▸ To do:
Beginning with the line that contains "Emit a Python", retype the entries below exactly, ending with the line that contains "plt.rcParams['font.family'] = ['Open". Leave out any pictures.

▸ Material shown:
○ ○ ○

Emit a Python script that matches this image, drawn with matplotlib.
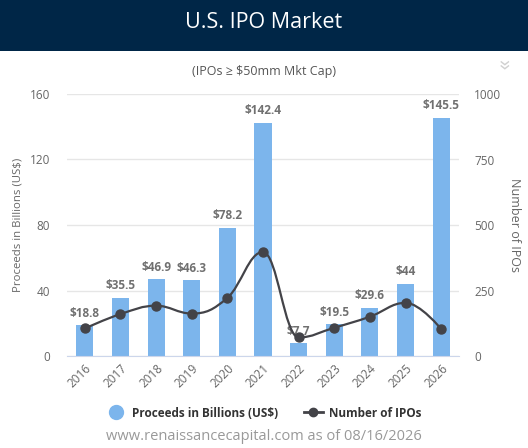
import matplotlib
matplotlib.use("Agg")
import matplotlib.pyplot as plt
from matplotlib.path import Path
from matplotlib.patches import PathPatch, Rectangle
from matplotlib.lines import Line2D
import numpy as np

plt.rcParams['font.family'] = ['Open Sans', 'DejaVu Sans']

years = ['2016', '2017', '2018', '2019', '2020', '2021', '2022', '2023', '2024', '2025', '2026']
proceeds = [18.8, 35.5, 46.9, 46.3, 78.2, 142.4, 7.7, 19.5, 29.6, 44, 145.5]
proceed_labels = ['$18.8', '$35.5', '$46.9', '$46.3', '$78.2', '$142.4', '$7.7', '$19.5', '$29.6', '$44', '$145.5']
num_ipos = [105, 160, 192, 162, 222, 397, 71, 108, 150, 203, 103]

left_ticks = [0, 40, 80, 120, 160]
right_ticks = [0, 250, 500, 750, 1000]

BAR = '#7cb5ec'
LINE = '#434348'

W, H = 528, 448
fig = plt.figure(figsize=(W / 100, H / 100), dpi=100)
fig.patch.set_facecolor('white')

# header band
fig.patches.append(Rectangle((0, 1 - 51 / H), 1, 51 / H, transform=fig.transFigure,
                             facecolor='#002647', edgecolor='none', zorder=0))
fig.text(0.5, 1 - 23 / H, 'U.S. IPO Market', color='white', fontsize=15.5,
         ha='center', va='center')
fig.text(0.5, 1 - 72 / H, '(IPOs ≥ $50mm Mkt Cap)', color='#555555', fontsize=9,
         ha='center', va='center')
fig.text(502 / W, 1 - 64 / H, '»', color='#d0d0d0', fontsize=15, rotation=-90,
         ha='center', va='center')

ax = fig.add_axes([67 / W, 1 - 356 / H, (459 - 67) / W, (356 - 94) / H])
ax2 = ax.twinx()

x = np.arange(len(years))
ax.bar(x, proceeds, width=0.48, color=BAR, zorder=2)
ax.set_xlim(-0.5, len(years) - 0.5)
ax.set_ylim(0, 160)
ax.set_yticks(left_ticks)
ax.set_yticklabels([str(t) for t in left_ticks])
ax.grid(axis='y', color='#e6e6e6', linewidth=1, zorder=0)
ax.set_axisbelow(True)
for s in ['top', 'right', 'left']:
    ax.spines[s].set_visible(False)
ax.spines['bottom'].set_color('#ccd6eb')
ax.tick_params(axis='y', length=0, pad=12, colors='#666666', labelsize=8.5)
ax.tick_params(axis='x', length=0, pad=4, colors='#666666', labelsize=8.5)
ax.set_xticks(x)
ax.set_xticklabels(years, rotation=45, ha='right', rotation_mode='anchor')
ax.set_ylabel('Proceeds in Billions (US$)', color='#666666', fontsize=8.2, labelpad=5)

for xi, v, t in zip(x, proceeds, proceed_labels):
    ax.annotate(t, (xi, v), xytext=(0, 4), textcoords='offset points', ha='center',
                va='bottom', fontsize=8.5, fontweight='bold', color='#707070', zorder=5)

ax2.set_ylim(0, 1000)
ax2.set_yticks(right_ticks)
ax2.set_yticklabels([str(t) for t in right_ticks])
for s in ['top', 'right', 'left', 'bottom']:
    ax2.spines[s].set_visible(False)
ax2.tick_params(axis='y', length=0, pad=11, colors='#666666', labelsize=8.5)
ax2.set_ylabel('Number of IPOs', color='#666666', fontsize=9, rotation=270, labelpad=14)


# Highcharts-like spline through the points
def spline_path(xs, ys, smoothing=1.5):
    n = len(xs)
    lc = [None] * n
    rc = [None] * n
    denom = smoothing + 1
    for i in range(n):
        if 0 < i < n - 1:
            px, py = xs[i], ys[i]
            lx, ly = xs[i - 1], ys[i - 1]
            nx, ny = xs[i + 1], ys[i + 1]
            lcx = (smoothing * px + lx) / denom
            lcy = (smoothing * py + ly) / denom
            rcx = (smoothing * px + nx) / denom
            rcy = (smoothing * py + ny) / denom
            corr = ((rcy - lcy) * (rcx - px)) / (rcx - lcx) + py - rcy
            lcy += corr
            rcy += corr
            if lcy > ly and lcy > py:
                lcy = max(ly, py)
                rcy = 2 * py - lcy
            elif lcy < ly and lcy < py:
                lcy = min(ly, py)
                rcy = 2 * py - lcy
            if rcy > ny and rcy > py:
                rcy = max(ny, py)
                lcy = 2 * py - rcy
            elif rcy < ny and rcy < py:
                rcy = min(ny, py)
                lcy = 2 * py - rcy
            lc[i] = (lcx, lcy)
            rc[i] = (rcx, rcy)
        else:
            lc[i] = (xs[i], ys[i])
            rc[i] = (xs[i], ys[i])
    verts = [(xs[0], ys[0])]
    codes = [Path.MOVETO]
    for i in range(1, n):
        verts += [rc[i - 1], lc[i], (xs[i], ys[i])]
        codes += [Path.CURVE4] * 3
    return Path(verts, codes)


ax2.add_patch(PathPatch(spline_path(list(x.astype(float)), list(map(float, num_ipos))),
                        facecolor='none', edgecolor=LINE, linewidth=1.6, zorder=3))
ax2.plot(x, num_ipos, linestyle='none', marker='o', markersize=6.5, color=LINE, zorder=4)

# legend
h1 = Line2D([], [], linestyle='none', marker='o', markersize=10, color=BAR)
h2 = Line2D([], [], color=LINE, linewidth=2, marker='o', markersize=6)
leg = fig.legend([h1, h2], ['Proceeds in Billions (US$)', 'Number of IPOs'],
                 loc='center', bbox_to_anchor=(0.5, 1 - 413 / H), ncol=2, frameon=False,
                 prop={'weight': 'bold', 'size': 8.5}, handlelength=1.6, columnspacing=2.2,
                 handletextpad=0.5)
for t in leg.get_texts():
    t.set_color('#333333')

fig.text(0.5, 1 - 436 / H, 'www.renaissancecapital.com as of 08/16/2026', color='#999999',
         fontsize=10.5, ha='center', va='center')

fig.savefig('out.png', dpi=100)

○ ○ ○

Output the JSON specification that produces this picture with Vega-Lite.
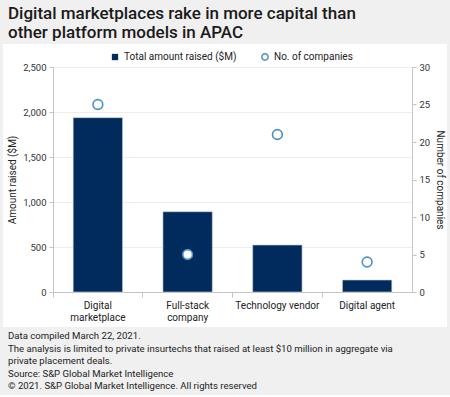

○ ○ ○

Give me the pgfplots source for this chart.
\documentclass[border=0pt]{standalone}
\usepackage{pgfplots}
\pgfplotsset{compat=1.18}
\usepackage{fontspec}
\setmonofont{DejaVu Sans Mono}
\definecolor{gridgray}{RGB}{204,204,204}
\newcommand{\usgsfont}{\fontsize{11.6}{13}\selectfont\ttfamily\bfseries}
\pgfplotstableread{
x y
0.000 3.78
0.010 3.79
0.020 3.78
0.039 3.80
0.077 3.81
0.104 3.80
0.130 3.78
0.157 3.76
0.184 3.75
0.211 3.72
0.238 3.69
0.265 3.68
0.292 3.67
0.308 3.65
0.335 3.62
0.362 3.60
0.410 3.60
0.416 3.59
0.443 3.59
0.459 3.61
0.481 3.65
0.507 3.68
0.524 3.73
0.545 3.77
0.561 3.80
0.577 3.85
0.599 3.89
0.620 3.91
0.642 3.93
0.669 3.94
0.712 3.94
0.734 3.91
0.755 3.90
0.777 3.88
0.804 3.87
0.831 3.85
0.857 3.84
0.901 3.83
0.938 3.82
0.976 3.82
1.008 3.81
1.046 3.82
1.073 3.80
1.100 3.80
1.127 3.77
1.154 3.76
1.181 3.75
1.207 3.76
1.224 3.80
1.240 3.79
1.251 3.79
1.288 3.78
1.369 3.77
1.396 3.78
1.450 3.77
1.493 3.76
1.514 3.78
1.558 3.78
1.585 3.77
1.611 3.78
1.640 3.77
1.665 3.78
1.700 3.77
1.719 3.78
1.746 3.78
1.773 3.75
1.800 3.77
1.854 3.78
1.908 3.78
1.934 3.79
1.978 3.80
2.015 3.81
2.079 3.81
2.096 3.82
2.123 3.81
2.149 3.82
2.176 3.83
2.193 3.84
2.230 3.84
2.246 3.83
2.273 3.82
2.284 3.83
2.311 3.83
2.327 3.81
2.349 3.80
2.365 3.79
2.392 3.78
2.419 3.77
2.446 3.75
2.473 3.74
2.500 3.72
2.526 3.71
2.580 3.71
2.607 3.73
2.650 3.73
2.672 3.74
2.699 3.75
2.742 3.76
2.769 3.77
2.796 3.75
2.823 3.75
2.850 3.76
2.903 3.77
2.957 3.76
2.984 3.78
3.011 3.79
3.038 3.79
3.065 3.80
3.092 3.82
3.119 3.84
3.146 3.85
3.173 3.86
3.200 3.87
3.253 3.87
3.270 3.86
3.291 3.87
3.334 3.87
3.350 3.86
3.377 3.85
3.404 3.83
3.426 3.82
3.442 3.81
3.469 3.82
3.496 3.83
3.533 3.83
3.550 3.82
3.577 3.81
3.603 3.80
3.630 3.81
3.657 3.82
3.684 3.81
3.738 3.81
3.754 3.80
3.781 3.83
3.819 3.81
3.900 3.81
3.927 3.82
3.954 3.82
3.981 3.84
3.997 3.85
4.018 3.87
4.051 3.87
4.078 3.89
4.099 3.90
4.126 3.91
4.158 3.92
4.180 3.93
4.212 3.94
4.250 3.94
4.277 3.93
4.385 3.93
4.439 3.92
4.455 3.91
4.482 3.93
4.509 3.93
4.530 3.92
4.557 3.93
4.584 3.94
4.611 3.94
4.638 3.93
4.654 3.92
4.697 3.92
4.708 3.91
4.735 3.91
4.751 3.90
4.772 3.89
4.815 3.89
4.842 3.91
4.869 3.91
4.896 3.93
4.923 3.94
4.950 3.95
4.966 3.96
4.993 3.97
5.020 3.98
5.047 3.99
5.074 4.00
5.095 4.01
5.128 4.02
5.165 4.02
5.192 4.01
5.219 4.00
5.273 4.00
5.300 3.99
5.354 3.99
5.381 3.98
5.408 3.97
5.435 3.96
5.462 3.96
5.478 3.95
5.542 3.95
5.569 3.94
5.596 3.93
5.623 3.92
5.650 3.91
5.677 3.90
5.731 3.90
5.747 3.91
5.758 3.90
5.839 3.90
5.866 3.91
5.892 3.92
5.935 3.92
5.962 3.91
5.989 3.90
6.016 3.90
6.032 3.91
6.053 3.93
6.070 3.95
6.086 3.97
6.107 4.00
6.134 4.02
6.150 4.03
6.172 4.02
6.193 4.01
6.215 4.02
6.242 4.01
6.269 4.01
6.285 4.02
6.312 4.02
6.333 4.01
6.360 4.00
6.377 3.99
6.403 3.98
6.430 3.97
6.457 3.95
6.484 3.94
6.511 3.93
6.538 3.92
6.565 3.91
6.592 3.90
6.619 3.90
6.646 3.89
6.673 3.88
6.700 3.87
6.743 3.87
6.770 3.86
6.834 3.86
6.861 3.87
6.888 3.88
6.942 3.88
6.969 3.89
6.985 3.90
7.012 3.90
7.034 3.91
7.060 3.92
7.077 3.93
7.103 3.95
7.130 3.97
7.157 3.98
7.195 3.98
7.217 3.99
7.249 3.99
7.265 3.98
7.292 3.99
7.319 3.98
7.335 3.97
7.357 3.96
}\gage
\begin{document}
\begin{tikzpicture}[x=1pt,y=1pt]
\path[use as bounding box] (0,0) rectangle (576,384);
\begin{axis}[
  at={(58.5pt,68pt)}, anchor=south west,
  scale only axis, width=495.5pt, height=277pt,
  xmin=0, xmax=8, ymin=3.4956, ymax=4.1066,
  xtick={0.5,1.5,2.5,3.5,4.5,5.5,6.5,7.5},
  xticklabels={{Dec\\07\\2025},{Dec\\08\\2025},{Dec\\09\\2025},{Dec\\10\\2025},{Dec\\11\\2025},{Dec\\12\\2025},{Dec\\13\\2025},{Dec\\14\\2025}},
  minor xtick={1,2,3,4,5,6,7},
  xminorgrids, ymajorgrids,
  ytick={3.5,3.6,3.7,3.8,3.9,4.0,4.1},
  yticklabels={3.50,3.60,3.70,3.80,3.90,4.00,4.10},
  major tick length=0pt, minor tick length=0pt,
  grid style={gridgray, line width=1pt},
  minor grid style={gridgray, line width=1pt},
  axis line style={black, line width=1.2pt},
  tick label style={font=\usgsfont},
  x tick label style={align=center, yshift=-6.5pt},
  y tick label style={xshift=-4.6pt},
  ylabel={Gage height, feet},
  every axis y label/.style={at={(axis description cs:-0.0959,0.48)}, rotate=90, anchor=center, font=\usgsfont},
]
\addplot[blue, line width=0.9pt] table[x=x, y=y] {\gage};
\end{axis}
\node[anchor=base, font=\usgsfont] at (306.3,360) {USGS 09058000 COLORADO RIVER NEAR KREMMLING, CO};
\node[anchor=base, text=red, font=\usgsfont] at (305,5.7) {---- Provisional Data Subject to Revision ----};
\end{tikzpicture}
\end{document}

○ ○ ○

▸ Response below:
Emit a Python script that matches this image, drawn with matplotlib.
import matplotlib
matplotlib.use("Agg")
import matplotlib.pyplot as plt
from matplotlib.path import Path
from matplotlib.patches import PathPatch, Rectangle
from matplotlib.lines import Line2D
import numpy as np

plt.rcParams['font.family'] = ['Open Sans', 'DejaVu Sans']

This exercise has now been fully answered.